Another possibility, similar to the transpose function in Excel, is to unpivot the data. Here we unpivot the years over the rating and for each year a column with the mean value of the rating is displayed.

Unpivot over years

df_rating = pd.pivot_table(df,values=['Rating'], columns=['Year']).reset_index() df_rating

Pivot

df4.melt(id_vars=['index'],var_name='Year',value_name='Title')

Join

The join function is one of the most important operation in data engineering. Understanding the following concept in the figure below is crucial to applying the join function.

Join

Visual programming tools are better suited for this process. However, since we want to do this in Jupyter-Notebook, we will first create two data frames. We create first a dataframe with all movie directors and the number of their movies.

Create new dataframe "df_dir_movies"

df_dir_movies = df.groupby(["Director"])["Title"].count().to_frame(name = 'number of movies').reset_index() df_dir_movies

Join1

Then we create the second data frame with the directors and the total revenue generated for all their movies.

Create new dataframe "df_dir_rev"

df_dir_rev = df.groupby(["Director"])["Revenue (Millions)"].sum().to_frame(name = 'Revenue').reset_index() df_dir_rev

Join2

Now we join the two data frames together using the "director" column. There is an option to make the following joins using the "how" parameter:

  • left
  • right
  • inner
  • outer The resulting dataframe shows the directors with their number of movies and the total generated revenues in a table.

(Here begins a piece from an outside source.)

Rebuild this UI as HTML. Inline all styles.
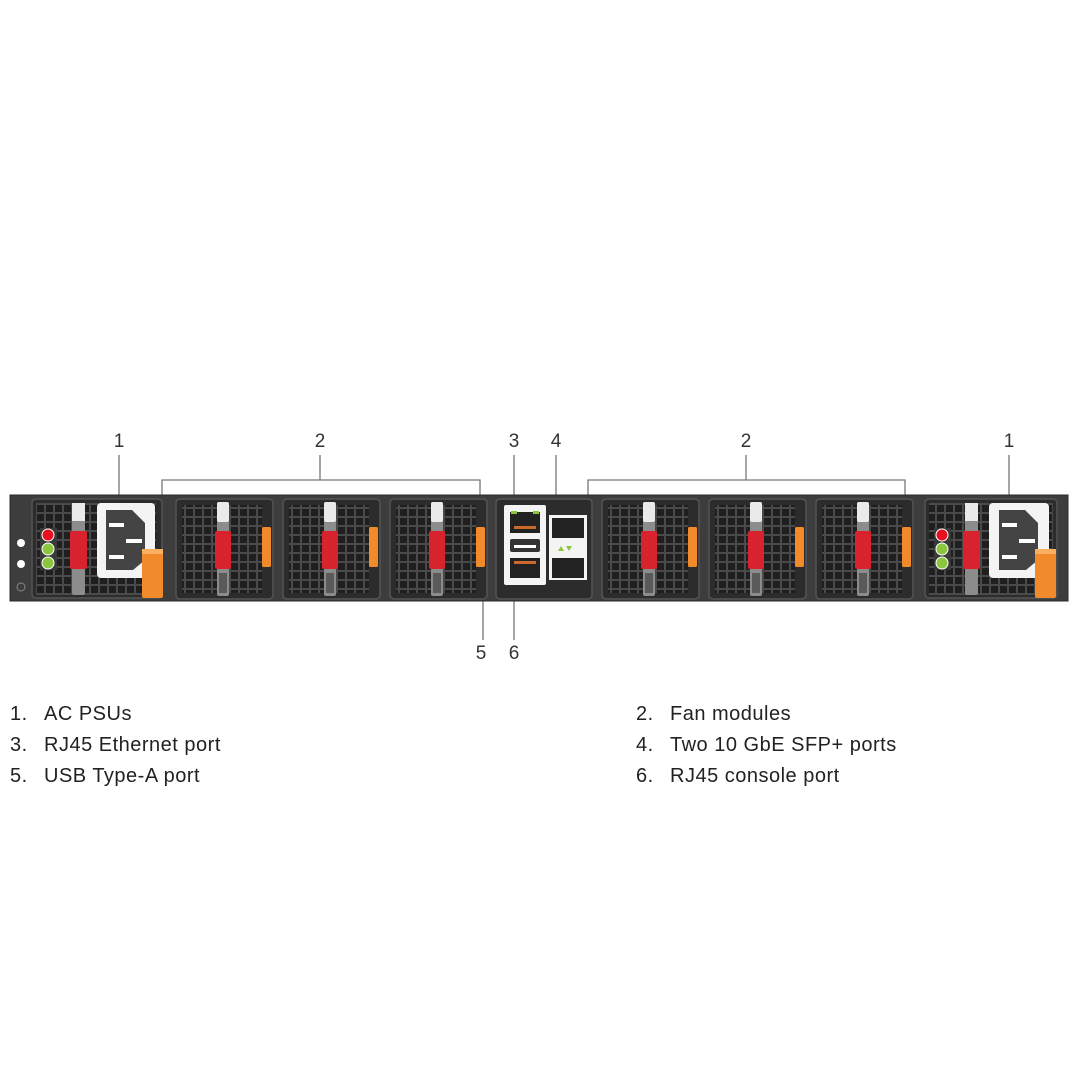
<!DOCTYPE html>
<html><head><meta charset="utf-8"><style>
body{margin:0;background:#fff;width:1080px;height:1080px;overflow:hidden;font-family:"Liberation Sans",sans-serif}
.t{position:absolute;font-size:20px;color:#222;white-space:nowrap;letter-spacing:0.5px}
</style></head><body>
<svg width="1080" height="1080" style="position:absolute;left:0;top:0">
<defs>
<pattern id="g" x="0" y="0" width="9" height="9" patternUnits="userSpaceOnUse">
<rect width="9" height="9" fill="#4a4a4a"/><rect x="1" y="1" width="7" height="7" fill="#1f1f1f"/>
</pattern>
<g id="fan">
<rect x="0" y="0" width="97" height="100" rx="4" fill="#2c2c2c" stroke="#555" stroke-width="1.5"/>
<rect x="6" y="6" width="80" height="88" fill="url(#g)"/>
<rect x="41" y="3" width="12" height="94" rx="2" fill="#8c8c8c"/>
<rect x="41" y="3" width="12" height="20" rx="2" fill="#eaeaea"/>
<rect x="39" y="32" width="16" height="38" rx="2" fill="#d8222e"/>
<rect x="43" y="74" width="8" height="20" fill="#5a5a5a"/>
<rect x="86" y="28" width="9" height="40" rx="1.5" fill="#f08a2a"/>
</g>
</defs>
<g stroke="#777" stroke-width="1.3" fill="none">
<path d="M119 455V499M162 500V480H480V500M320 455V480M588 500V480H905V500M746 455V480M514 455V508M556 455V518M1009 455V499M514 585V640M498 546H483V640"/>
</g>
<rect x="10" y="495" width="1058" height="106" fill="#3d3d3d" stroke="#2a2a2a"/>
<circle cx="21" cy="543" r="4" fill="#fff"/><circle cx="21" cy="564" r="4" fill="#fff"/>
<circle cx="21" cy="587" r="4" fill="none" stroke="#888"/>
<rect x="32" y="499" width="130" height="99" rx="4" fill="#2c2c2c" stroke="#555" stroke-width="1.5"/>
<rect x="36" y="503" width="120" height="92" fill="url(#g)"/>
<rect x="40" y="528" width="17" height="42" fill="#3a3a3a"/>
<circle cx="48" cy="535" r="6" fill="#e8101e" stroke="#fff"/><circle cx="48" cy="549" r="6" fill="#8cc63f" stroke="#fff"/><circle cx="48" cy="563" r="6" fill="#8cc63f" stroke="#fff"/>
<rect x="72" y="503" width="13" height="92" rx="2" fill="#8c8c8c"/><rect x="72" y="503" width="13" height="18" fill="#eaeaea"/>
<rect x="70" y="531" width="17" height="38" rx="2" fill="#d8222e"/>
<rect x="97" y="503" width="58" height="75" rx="4" fill="#f4f4f4"/>
<path d="M106 510H132L145 523V560L133 570H106Z" fill="#444"/>
<rect x="109" y="523" width="15" height="4" fill="#fff"/><rect x="126" y="539" width="16" height="4" fill="#fff"/><rect x="109" y="555" width="15" height="4" fill="#fff"/>
<rect x="142" y="549" width="21" height="49" rx="2" fill="#f08a2a"/><rect x="142" y="549" width="21" height="5" fill="#f8b060"/>
<use href="#fan" x="176" y="499"/><use href="#fan" x="283" y="499"/><use href="#fan" x="390" y="499"/>
<use href="#fan" x="602" y="499"/><use href="#fan" x="709" y="499"/><use href="#fan" x="816" y="499"/>
<rect x="496" y="499" width="96" height="100" rx="4" fill="#2c2c2c" stroke="#555" stroke-width="1.5"/>
<rect x="504" y="505" width="42" height="80" rx="2" fill="#f4f4f4"/>
<rect x="510" y="512" width="30" height="21" fill="#222"/><rect x="511" y="511" width="6" height="3" fill="#8cc63f"/><rect x="533" y="511" width="6" height="3" fill="#8cc63f"/>
<rect x="514" y="526" width="22" height="3" fill="#c96a2a"/>
<rect x="510" y="539" width="30" height="13" rx="2" fill="#333"/><rect x="514" y="545" width="22" height="3" fill="#fff"/>
<rect x="510" y="558" width="30" height="20" fill="#222"/><rect x="514" y="561" width="22" height="3" fill="#c96a2a"/>
<rect x="549" y="515" width="38" height="65" fill="#f4f4f4"/>
<rect x="552" y="518" width="32" height="20" fill="#222"/><rect x="552" y="558" width="32" height="20" fill="#222"/>
<path d="M558 551l3-5 3 5zM566 546h6l-3 5z" fill="#8cc63f"/>
<rect x="925" y="499" width="132" height="99" rx="4" fill="#2c2c2c" stroke="#555" stroke-width="1.5"/>
<rect x="929" y="503" width="124" height="92" fill="url(#g)"/>
<rect x="934" y="528" width="17" height="42" fill="#3a3a3a"/>
<circle cx="942" cy="535" r="6" fill="#e8101e" stroke="#fff"/><circle cx="942" cy="549" r="6" fill="#8cc63f" stroke="#fff"/><circle cx="942" cy="563" r="6" fill="#8cc63f" stroke="#fff"/>
<rect x="965" y="503" width="13" height="92" rx="2" fill="#8c8c8c"/><rect x="965" y="503" width="13" height="18" fill="#eaeaea"/>
<rect x="963" y="531" width="17" height="38" rx="2" fill="#d8222e"/>
<rect x="989" y="503" width="60" height="75" rx="4" fill="#f4f4f4"/>
<path d="M999 510H1025L1038 523V560L1026 570H999Z" fill="#444"/>
<rect x="1002" y="523" width="15" height="4" fill="#fff"/><rect x="1019" y="539" width="16" height="4" fill="#fff"/><rect x="1002" y="555" width="15" height="4" fill="#fff"/>
<rect x="1035" y="549" width="21" height="49" rx="2" fill="#f08a2a"/><rect x="1035" y="549" width="21" height="5" fill="#f8b060"/>
<g font-family="Liberation Sans" font-size="19" fill="#333" text-anchor="middle">
<text x="119" y="447">1</text><text x="320" y="447">2</text><text x="514" y="447">3</text><text x="556" y="447">4</text><text x="746" y="447">2</text><text x="1009" y="447">1</text>
<text x="481" y="659">5</text><text x="514" y="659">6</text>
</g>
</svg>
<div class="t" style="left:10px;top:703px">1.</div><div class="t" style="left:44px;top:703px">AC PSUs</div>
<div class="t" style="left:10px;top:734px">3.</div><div class="t" style="left:44px;top:734px">RJ45 Ethernet port</div>
<div class="t" style="left:10px;top:765px">5.</div><div class="t" style="left:44px;top:765px">USB Type-A port</div>
<div class="t" style="left:636px;top:703px">2.</div><div class="t" style="left:670px;top:703px">Fan modules</div>
<div class="t" style="left:636px;top:734px">4.</div><div class="t" style="left:670px;top:734px">Two 10 GbE SFP+ ports</div>
<div class="t" style="left:636px;top:765px">6.</div><div class="t" style="left:670px;top:765px">RJ45 console port</div>
</body></html>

Join the dataframe "df_dir_movies" with "df_dir_rev"

how = rigtht, left, inner or outer

pd.merge(df_dir_movies,df_dir_rev, left_on=['Director'], right_on=['Director'],how = 'left')

Join3

Concatenate

Combining or appending two different dataframes can be done with the following two functions. It is important that the columns in both data frames are the same.

df2 = df df.append(df2) # Append df2 to df (The columns must be the same in both dataframes) pd.concat([df, df2],axis=0) # concatenate two dataframes

Import Data from Databases

Import from mysql

import pymysql

conn = pymysql.connect(host='localhost',port=3306, db='database',user='root',password='pw')

df = pd.read_sql_query( "SELECT * FROM table LIMIT 3;", conn) df.tail(100)

Import Teradata

import teradata

Make a connection

session = udaExec.connect(method="odbc", USEREGIONALSETTINGS="N", system= "dwh", username = "root", password = "pw");

query = "SELECT * FROM DATABASEX.TABLENAMEX"

Reading query to df

df = pd.read_sql(query,session)

Do something with df,e.g.

print(df.head()) #to see the first 5 rows

Import SAP-Hana

import pyhdb

connection = pyhdb.connect( host="localhost", port=30015, user="root, password="pw" ) print(connection.isconnected()) query = "SELECT * FROM HDB_REPORT."Table"" df = pd.read_sql(query,connection)

Do something with df,e.g.

print(df.head()) #to see the first 5 rows

Conclusion

With this Cheat Sheet you should be well prepared to perform most of the Data Enginnering tasks with Pandas in Jupyter-Notebook. This will also make it easier to integrate code you write in Python into KNIME and benefit from the advantages of both worlds.